Disclaimer: I lied. These many quotes I have, including this one, are no longer on my fridge. But Great Sayings From My Dusty Bulletin Board just didn’t flow for me, ya know? This and all the other sayings used to be on my fridge. My fridge died. I moved all the sayings to the bulletin board so that the old dead fridge could be removed and the new shiny (smaller, more affordable) one could be brought in. And somehow the quotes stayed on the corkboard where I can’t quite see them as well, especially since many are twenty years old, which means, ahem, that I am twenty years old-er. I plan on rewriting them in larger print so I can see them away there on the wall over the flour bins and the crockpot.

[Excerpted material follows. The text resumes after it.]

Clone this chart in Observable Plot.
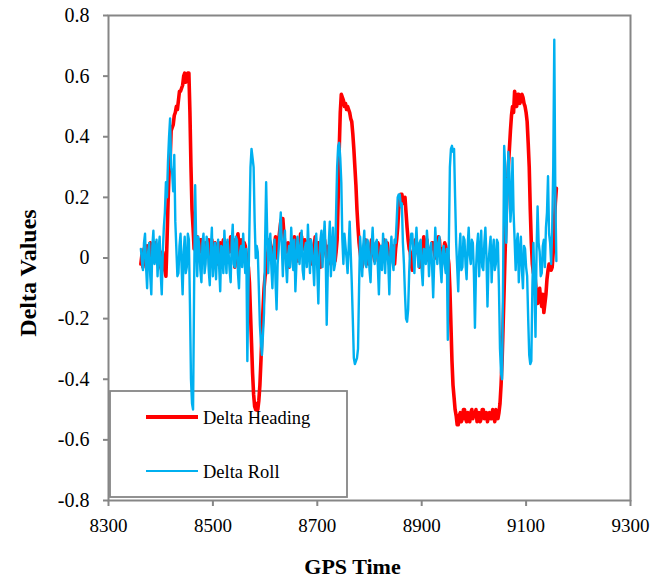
<!DOCTYPE html>
<html>
<head>
<meta charset="utf-8">
<script src="https://cdn.jsdelivr.net/npm/d3@7"></script>
<script src="https://cdn.jsdelivr.net/npm/@observablehq/plot@0.6"></script>
<style>
  html, body { margin: 0; padding: 0; background: #fff; }
  #chart { width: 650px; height: 578px; }
</style>
</head>
<body>
<div id="chart"></div>
<script>
// GPS time sampling grid (seconds)
const gpsStart = 8362;
const gpsStep = 2;

// Delta Heading series
const deltaHeading = [
  -0.02, 0.01, -0.03, 0.03, 0.01, -0.02, 0.04, 0.00, 0.02, 0.05, -0.01, 0.03, 0.03, -0.01, 0.05, 0.01, -0.02, 0.04, 0.02, -0.03,
  -0.04, 0.02, -0.01, -0.04, -0.06, 0.05, 0.18, 0.28, 0.32, 0.42, 0.43, 0.44, 0.47, 0.48, 0.50, 0.49, 0.52, 0.55, 0.55, 0.56,
  0.57, 0.60, 0.61, 0.58, 0.60, 0.61, 0.61, 0.48, 0.30, 0.16, 0.10, 0.03, 0.05, 0.00, 0.07, 0.04, 0.02, 0.06, 0.06, 0.01,
  0.00, 0.04, 0.05, 0.01, 0.03, 0.06, -0.03, 0.02, 0.06, 0.00, 0.02, 0.05, 0.04, 0.01, -0.02, 0.03, 0.05, 0.02, 0.01, 0.06,
  0.06, 0.03, 0.00, 0.05, 0.04, 0.02, 0.07, 0.03, 0.02, 0.06, -0.03, 0.01, 0.05, 0.08, 0.03, 0.00, 0.06, 0.04, 0.02, 0.05,
  0.04, 0.01, -0.02, -0.03, -0.08, -0.18, -0.28, -0.38, -0.45, -0.49, -0.50, -0.48, -0.50, -0.47, -0.42, -0.34, -0.25, -0.17, -0.10, -0.06,
  -0.04, 0.00, 0.03, 0.06, 0.05, 0.01, -0.02, 0.03, 0.04, 0.07, 0.00, 0.04, 0.06, 0.09, 0.12, 0.13, 0.13, 0.08, 0.04, 0.02,
  0.02, 0.05, -0.03, 0.01, 0.05, 0.03, 0.02, 0.07, 0.06, 0.02, -0.01, 0.04, 0.04, 0.08, 0.07, 0.03, 0.03, 0.06, 0.05, 0.01,
  0.02, 0.04, 0.06, 0.03, -0.02, 0.02, 0.04, 0.07, 0.01, 0.03, 0.05, 0.02, -0.03, 0.01, 0.03, 0.06, 0.06, 0.02, 0.00, 0.03,
  0.04, 0.01, -0.02, 0.02, 0.03, 0.05, -0.01, 0.02, 0.06, 0.20, 0.36, 0.48, 0.54, 0.53, 0.52, 0.50, 0.51, 0.49, 0.50, 0.49,
  0.48, 0.46, 0.45, 0.41, 0.36, 0.30, 0.24, 0.16, 0.10, 0.05, 0.02, -0.01, -0.03, 0.02, 0.04, 0.06, 0.01, 0.03, -0.02, 0.02,
  0.03, 0.06, 0.05, 0.01, -0.01, 0.03, 0.02, 0.05, 0.04, 0.00, -0.03, 0.02, 0.03, 0.06, 0.01, 0.04, 0.05, 0.02, -0.02, 0.01,
  0.02, 0.04, 0.00, -0.02, 0.03, 0.06, 0.10, 0.16, 0.19, 0.21, 0.21, 0.19, 0.18, 0.20, 0.15, 0.10, 0.06, 0.03, 0.02, -0.02,
  -0.04, 0.00, 0.03, 0.06, 0.05, 0.02, 0.01, -0.03, -0.02, 0.02, 0.04, 0.07, 0.02, 0.04, 0.06, 0.01, -0.01, 0.03, 0.03, 0.05,
  0.05, 0.02, 0.00, 0.04, 0.03, 0.07, 0.06, 0.01, -0.02, 0.03, 0.02, 0.05, 0.04, 0.02, 0.01, -0.02, -0.10, -0.22, -0.34, -0.42,
  -0.46, -0.50, -0.52, -0.55, -0.55, -0.52, -0.51, -0.54, -0.53, -0.50, -0.50, -0.53, -0.54, -0.51, -0.52, -0.54, -0.51, -0.50, -0.53, -0.51,
  -0.52, -0.50, -0.54, -0.52, -0.51, -0.54, -0.53, -0.50, -0.50, -0.53, -0.52, -0.51, -0.54, -0.52, -0.51, -0.53, -0.53, -0.50, -0.52, -0.54,
  -0.50, -0.52, -0.53, -0.51, -0.48, -0.42, -0.34, -0.22, -0.10, 0.03, 0.15, 0.24, 0.30, 0.36, 0.42, 0.47, 0.50, 0.48, 0.55, 0.52,
  0.50, 0.54, 0.54, 0.51, 0.52, 0.54, 0.53, 0.51, 0.50, 0.48, 0.45, 0.38, 0.30, 0.16, 0.05, -0.02, -0.05, -0.03, -0.08, -0.12,
  -0.15, -0.11, -0.10, -0.14, -0.16, -0.12, -0.18, -0.15, -0.12, -0.07, -0.04, -0.02, -0.02, -0.04, -0.03, 0.02, 0.10, 0.18, 0.23
];

// Delta Roll series
const deltaRoll = [
  0.03, -0.01, -0.04, 0.05, 0.08, -0.03, -0.10, 0.02, 0.05, -0.06, -0.12, 0.04, 0.09, -0.02, 0.00, 0.06, -0.06, 0.03, 0.07, -0.05,
  -0.12, 0.02, 0.10, 0.15, 0.25, 0.20, 0.32, 0.40, 0.46, 0.30, 0.28, 0.22, 0.34, 0.12, 0.03, -0.06, -0.05, 0.04, 0.08, -0.03,
  -0.12, 0.02, 0.07, -0.05, -0.03, 0.08, 0.06, -0.15, -0.40, -0.48, -0.50, -0.10, 0.24, 0.05, -0.06, 0.07, 0.04, -0.04, -0.08, 0.05,
  0.08, -0.05, -0.02, 0.07, 0.05, -0.04, -0.09, 0.03, 0.10, -0.06, 0.00, 0.05, -0.07, 0.02, 0.06, -0.03, -0.11, 0.04, 0.03, -0.05,
  0.09, 0.01, -0.05, 0.06, 0.02, -0.04, -0.08, 0.05, 0.11, -0.02, -0.03, 0.07, 0.06, -0.05, -0.10, 0.02, 0.04, -0.03, 0.08, 0.01,
  -0.05, 0.03, -0.34, -0.10, 0.10, 0.30, 0.36, 0.33, 0.30, 0.12, 0.00, 0.04, 0.02, -0.10, -0.22, -0.28, -0.32, -0.25, -0.18, 0.05,
  0.25, 0.08, -0.05, 0.04, 0.08, -0.03, -0.10, 0.02, 0.06, -0.08, -0.17, -0.02, 0.03, 0.09, 0.15, 0.04, -0.06, 0.05, 0.09, -0.02,
  -0.08, 0.01, 0.04, -0.03, 0.10, 0.03, -0.04, 0.06, -0.11, -0.02, 0.07, 0.02, -0.02, 0.05, 0.09, -0.04, -0.07, 0.03, 0.05, -0.03,
  0.11, 0.02, -0.05, 0.06, 0.03, -0.02, -0.09, 0.04, 0.08, -0.04, -0.15, 0.01, 0.06, 0.09, -0.03, 0.05, 0.12, 0.02, -0.22, -0.05,
  0.05, 0.12, -0.06, 0.03, 0.10, -0.04, -0.02, 0.15, 0.30, 0.37, 0.38, 0.33, 0.25, 0.06, -0.02, 0.08, 0.04, 0.00, -0.05, 0.03,
  0.12, 0.02, -0.08, -0.20, -0.33, -0.35, -0.34, -0.33, -0.30, -0.10, 0.07, 0.01, -0.06, 0.04, 0.09, -0.02, -0.03, 0.06, 0.05, -0.04,
  -0.08, 0.03, 0.10, 0.02, -0.02, 0.05, 0.06, -0.03, -0.12, 0.01, 0.04, -0.04, 0.08, 0.02, -0.05, 0.06, 0.03, -0.02, -0.12, 0.02,
  0.07, -0.01, -0.04, 0.06, 0.05, 0.12, 0.20, 0.21, 0.21, 0.17, 0.18, 0.05, -0.02, -0.12, -0.20, -0.21, -0.17, -0.05, 0.04, 0.08,
  0.08, 0.01, -0.05, 0.04, 0.10, 0.02, -0.03, 0.05, 0.06, -0.04, -0.09, 0.03, 0.02, -0.02, 0.09, 0.04, -0.06, 0.02, 0.05, -0.03,
  -0.13, -0.01, 0.10, 0.03, -0.02, 0.05, 0.07, -0.03, -0.08, 0.02, 0.04, -0.02, -0.05, 0.03, -0.27, 0.05, 0.30, 0.36, 0.37, 0.35,
  0.36, 0.20, 0.05, -0.03, -0.11, 0.02, 0.08, -0.04, -0.03, 0.07, 0.06, -0.02, -0.07, 0.04, 0.10, 0.01, -0.02, 0.06, 0.05, -0.05,
  -0.23, -0.04, 0.04, 0.08, -0.06, 0.02, 0.09, -0.03, -0.04, 0.05, 0.10, 0.01, -0.16, -0.02, 0.03, 0.07, -0.08, 0.02, 0.06, -0.04,
  -0.02, 0.06, 0.05, -0.10, -0.30, -0.38, -0.40, -0.05, 0.37, 0.30, 0.05, 0.20, 0.35, 0.28, 0.12, 0.18, 0.33, 0.15, 0.06, -0.04,
  0.05, 0.08, -0.08, 0.02, 0.07, -0.04, -0.10, 0.04, 0.03, -0.03, -0.06, -0.20, -0.32, -0.35, -0.34, -0.10, 0.05, -0.08, -0.26, 0.02,
  0.17, 0.05, 0.02, -0.06, -0.05, 0.04, 0.06, -0.03, 0.10, 0.15, 0.27, 0.08, 0.05, -0.02, 0.10, 0.30, 0.72, 0.20, -0.01
];

const xTicks = [8300, 8500, 8700, 8900, 9100, 9300];
const yTicks = [-0.8, -0.6, -0.4, -0.2, 0, 0.2, 0.4, 0.6, 0.8];
const seriesNames = ["Delta Heading", "Delta Roll"];
const seriesColors = ["#FF0000", "#00B0F0"];
const xTitle = "GPS Time";
const yTitle = "Delta Values";

const n = Math.min(deltaHeading.length, deltaRoll.length);
const rows = d3.range(n).map(i => ({
  t: gpsStart + i * gpsStep,
  heading: deltaHeading[i],
  roll: deltaRoll[i]
}));

const fmt = d => d === 0 ? "0" : d.toFixed(1);

const chart = Plot.plot({
  width: 650,
  height: 578,
  marginLeft: 108,
  marginRight: 20,
  marginTop: 15,
  marginBottom: 78,
  style: { fontFamily: "'Liberation Serif', 'Times New Roman', serif", fontSize: "20px", background: "#fff", color: "#000" },
  x: { domain: [8300, 9300] },
  y: { domain: [-0.8, 0.8] },
  marks: [
    Plot.frame({ stroke: "#868686", strokeWidth: 2 }),
    Plot.lineY(rows, { x: "t", y: "heading", stroke: seriesColors[0], strokeWidth: 3.6 }),
    Plot.lineY(rows, { x: "t", y: "roll", stroke: seriesColors[1], strokeWidth: 2.4 }),
    Plot.axisX({ ticks: xTicks, tickFormat: d => String(d), tickSize: 6, tickPadding: 12, fontSize: 19, stroke: "#868686", strokeWidth: 2, fill: "#000", label: null }),
    Plot.axisY({ ticks: yTicks, tickFormat: fmt, tickSize: 5, tickPadding: 14, fontSize: 20, stroke: "#868686", strokeWidth: 2, fill: "#000", label: null }),
    Plot.text([xTitle], { frameAnchor: "bottom", textAnchor: "middle", lineAnchor: "middle", dx: -17, dy: 66, fontWeight: "bold", fontSize: 22, fill: "#000" }),
    Plot.text([yTitle], { frameAnchor: "left", textAnchor: "middle", lineAnchor: "middle", dx: -80, dy: 15, rotate: -90, fontWeight: "bold", fontSize: 24, fill: "#000" })
  ]
});

document.getElementById("chart").appendChild(chart);

// Legend box inside the plot area (drawn beneath the data lines)
const svg = d3.select(chart);
const lg = svg.insert("g", 'g[aria-label="line"]').attr("class", "legend");
lg.append("rect")
  .attr("x", 110).attr("y", 391).attr("width", 237).attr("height", 106)
  .attr("fill", "none").attr("stroke", "#868686").attr("stroke-width", 1.8);
const legendRows = [
  { name: seriesNames[0], color: seriesColors[0], y: 417, w: 4 },
  { name: seriesNames[1], color: seriesColors[1], y: 471, w: 2.2 }
];
legendRows.forEach(r => {
  lg.append("line")
    .attr("x1", 146).attr("x2", 198).attr("y1", r.y).attr("y2", r.y)
    .attr("stroke", r.color).attr("stroke-width", r.w);
  lg.append("text")
    .attr("x", 203).attr("y", r.y + 7)
    .attr("text-anchor", "start")
    .attr("font-size", 18.5).attr("fill", "#000")
    .text(r.name);
});
</script>
</body>
</html>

My challenge to you: find the sayings that speak to you. Post them on your platform of memory and inspiration. The fridge, the bathroom mirror, social media, write them on your wrist, get them in front of you. Absorb them the way you do your vegetables, so they can heal your center, build new growth, energize your thoughts, actions, and personality, and so that even when you have no idea they are even there, they can do their work in deep and meaningful ways. Choose wisely! Your being is in question, here. What will you be? What will being do for you? What will doing be for you?